March 3 (Bloomberg) -- Irish Life & Permanent Plc posted an operating loss as it set aside more money to cover bad loans at its mortgage unit after real-estate prices plunged.
The 313 million-euro ($426 million) loss compared with a profit of 53 million euros in the year-earlier period, the Dublin-based lender and life insurer said in a statement today.
“In 2010, I expect the banking businesses’ results to be broadly similar to 2009,” said Chief Executive Officer Kevin Murphy. “I anticipate a significant improvement in the life businesses’ profitability.”
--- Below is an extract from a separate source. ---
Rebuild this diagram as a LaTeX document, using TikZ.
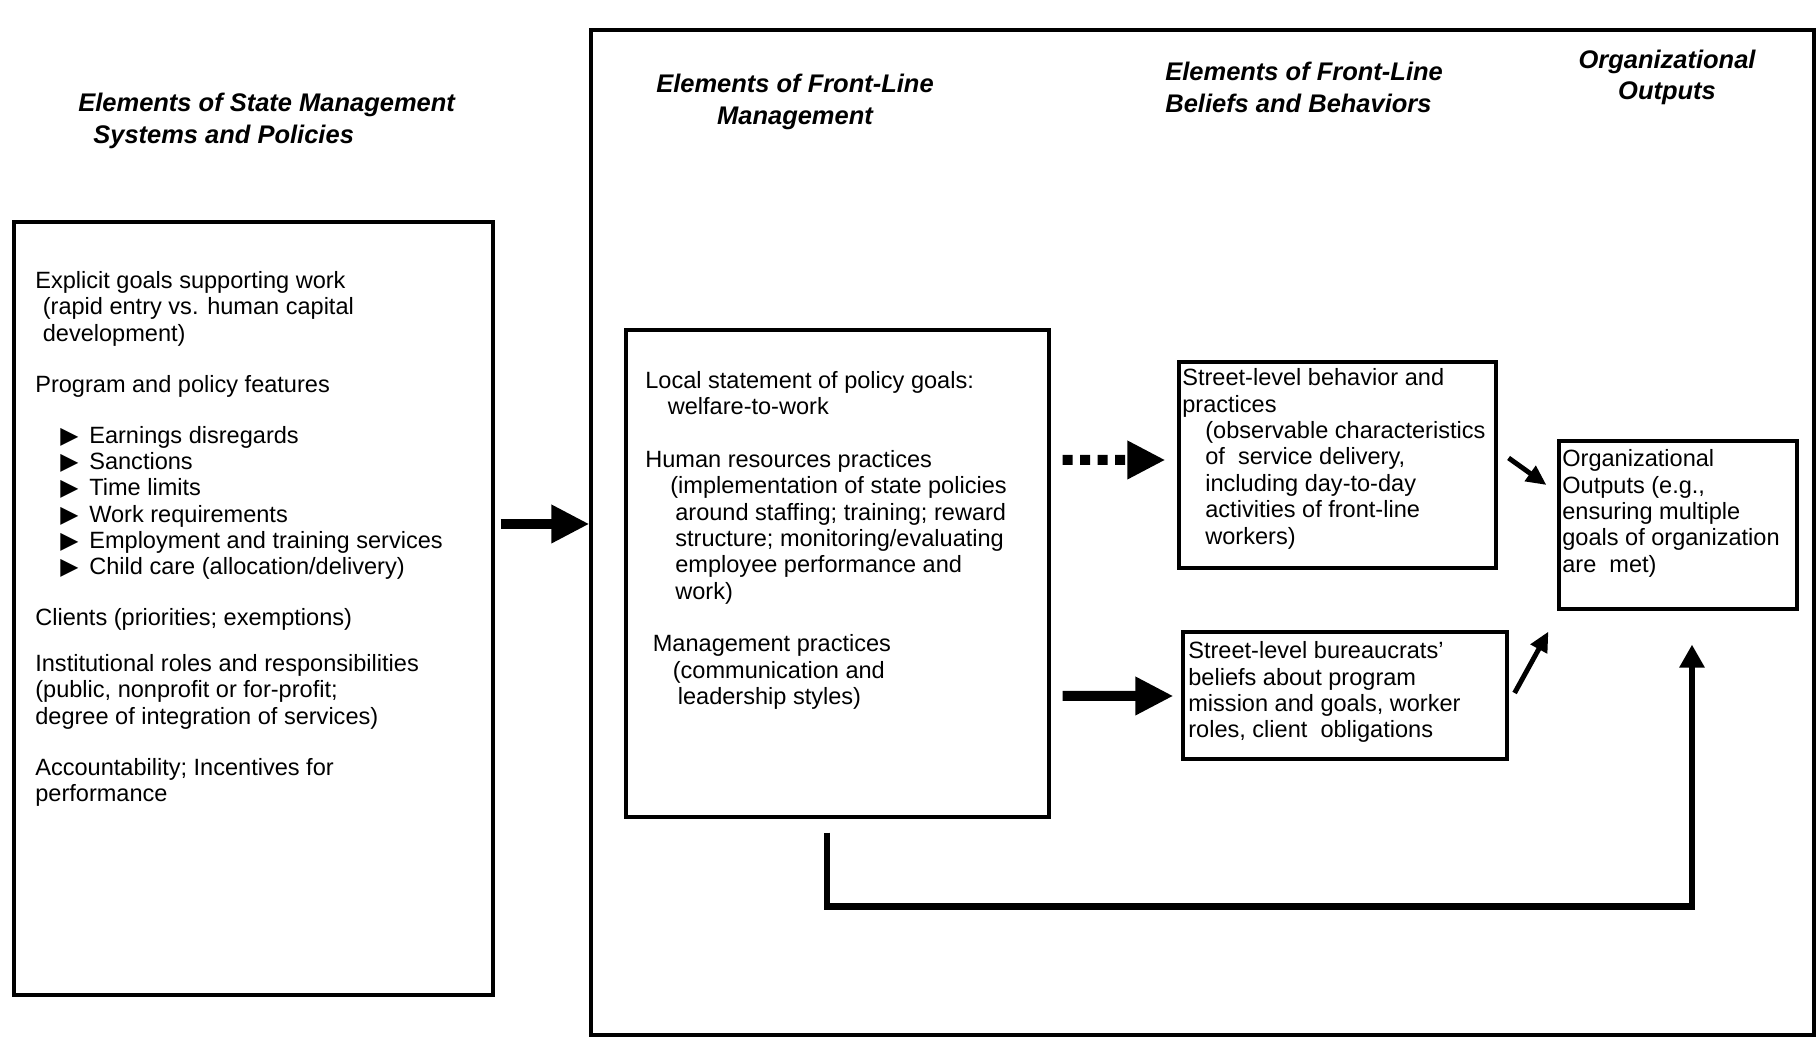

Like rivals Bank of Ireland Plc and Allied Irish Banks Plc, bad debts at Irish Life are rising after the economy shrank and real-estate prices fell by half from their peak in early 2007. The company put aside 343 million euros to cover bad loans in Ireland, compared with 189 million euros a year earlier. Allied Irish set aside 5.4 billion euros last year, it said yesterday.
Irish Life rose 1.9 cents, or 0.6 percent, to 2.98 euros in Dublin. The stock has declined 9.7 percent this year, giving the company a market value of 824 million euros.
Irish Life has restructured its business, creating a new holding company that may allow it to split its banking and life businesses. Irish Finance Minister Brian Lenihan is seeking the creation of a new banking group that may involve Irish Nationwide Building Society, EBS Building Society and possibly Irish Life’s banking business.
The restructuring “was an important exercise in readying the group to participate in the consolidation of the financial services marketplace in Ireland, on which we expect to see progress this year,” Irish Life said.
Murphy said the lender may return to profit in 2011 after arrears in the Irish mortgage book peak this year. The increase in arrears slowed to about 3.5 percent a month in the second half of the year, compared with 8 percent in the first half.
“We’d hope to see some improvement on the profitability side” this year, Murphy said on RTE radio in Dublin today. “We expect to return to profit in 2011.”